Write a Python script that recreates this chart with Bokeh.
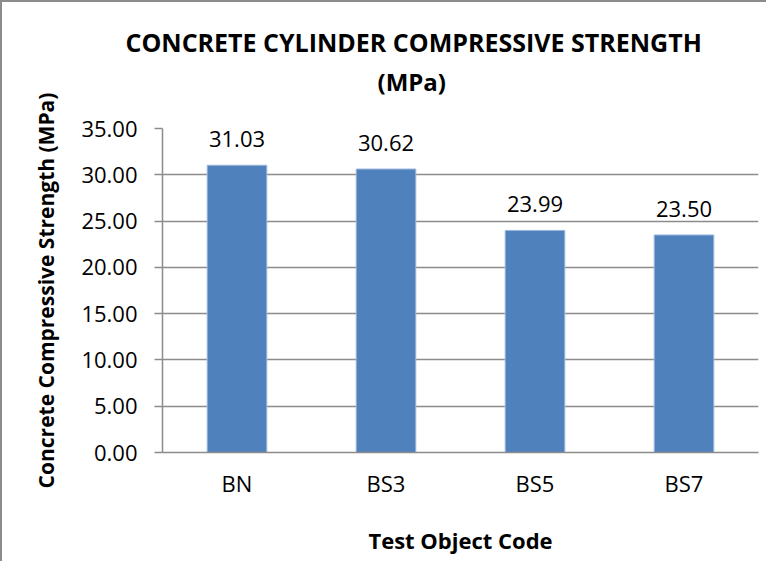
from bokeh.plotting import figure
from bokeh.models import Range1d, FixedTicker, NumeralTickFormatter, Title, ColumnDataSource
from bokeh.core.properties import value
from bokeh.embed import file_html
from bokeh.resources import INLINE

categories = ["BN", "BS3", "BS5", "BS7"]
strengths = [31.03, 30.62, 23.99, 23.50]
y_ticks = [0, 5, 10, 15, 20, 25, 30, 35]

FONT = "Open Sans"
GRAY = "#8c8c8c"
BLUE = "#4f81bd"

src = ColumnDataSource(dict(cat=categories, val=strengths,
                            lab=[f"{v:.2f}" for v in strengths]))

p = figure(x_range=categories, y_range=Range1d(0, 35),
           width=766, height=561, output_backend="svg", toolbar_location=None,
           min_border_left=160, min_border_right=10, min_border_top=126,
           min_border_bottom=111)
p.styles = {"border-left": "2px solid #8c8c8c", "border-top": "2px solid #8c8c8c"}
p.outline_line_color = None
p.background_fill_color = "white"
p.border_fill_color = "white"

p.vbar(x="cat", top="val", width=0.4, source=src, fill_color=BLUE,
       line_color="#9db7dc", line_width=1)
p.text(x="cat", y="val", text="lab", source=src, text_align="center",
       text_baseline="alphabetic", y_offset=-26, text_font=value(FONT),
       text_font_size="22px", text_color="black")

# axes
p.yaxis.ticker = FixedTicker(ticks=y_ticks)
p.yaxis.formatter = NumeralTickFormatter(format="0.00")
p.yaxis.major_tick_out = 8
p.yaxis.major_tick_in = 0
p.yaxis.minor_tick_line_color = None
p.yaxis.major_tick_line_color = GRAY
p.yaxis.major_tick_line_width = 1.5
p.yaxis.axis_line_color = GRAY
p.yaxis.axis_line_width = 1.5
p.yaxis.major_label_standoff = 17
p.yaxis.major_label_text_font = FONT
p.yaxis.major_label_text_font_size = "22px"
p.yaxis.major_label_text_color = "black"
p.yaxis.axis_label = "Concrete Compressive Strength (MPa)"
p.yaxis.axis_label_text_font = FONT
p.yaxis.axis_label_text_font_style = "bold"
p.yaxis.axis_label_text_font_size = "21px"
p.yaxis.axis_label_text_color = "black"
p.yaxis.axis_label_standoff = 18

p.xaxis.major_tick_out = 0
p.xaxis.major_tick_in = 0
p.xaxis.major_tick_line_color = None
p.xaxis.minor_tick_line_color = None
p.xaxis.axis_line_color = GRAY
p.xaxis.axis_line_width = 1.5
p.xaxis.major_label_standoff = 15
p.xaxis.major_label_text_font = FONT
p.xaxis.major_label_text_font_size = "22px"
p.xaxis.major_label_text_color = "black"
p.xaxis.axis_label = "Test Object Code"
p.xaxis.axis_label_text_font = FONT
p.xaxis.axis_label_text_font_style = "bold"
p.xaxis.axis_label_text_font_size = "22px"
p.xaxis.axis_label_text_color = "black"
p.xaxis.axis_label_standoff = 24

p.xgrid.grid_line_color = None
p.ygrid.grid_line_color = GRAY
p.ygrid.grid_line_width = 1.5

spacer = Title(text=" ", standoff=24, text_font=FONT, text_font_size="2px")
t2 = Title(text="(MPa)", align="left", offset=215, standoff=4,
           text_font=FONT, text_font_size="24px", text_font_style="bold",
           text_color="black")
t1 = Title(text="CONCRETE CYLINDER COMPRESSIVE STRENGTH", align="left", offset=-37,
           standoff=4, text_font=FONT, text_font_size="25px", text_font_style="bold",
           text_color="black")
p.add_layout(spacer, "above")
p.add_layout(t2, "above")
p.add_layout(t1, "above")

open("out.html", "w").write(file_html(p, INLINE))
:::
The lines from the top of the data above through the one holding "from bokeh.resources import INLINE" are to be repeated exactly, and only those, with no pictures.

● Expected answer:
Write a Python script that recreates this chart with Bokeh.
from bokeh.plotting import figure
from bokeh.models import Range1d, FixedTicker, NumeralTickFormatter, Title, ColumnDataSource
from bokeh.core.properties import value
from bokeh.embed import file_html
from bokeh.resources import INLINE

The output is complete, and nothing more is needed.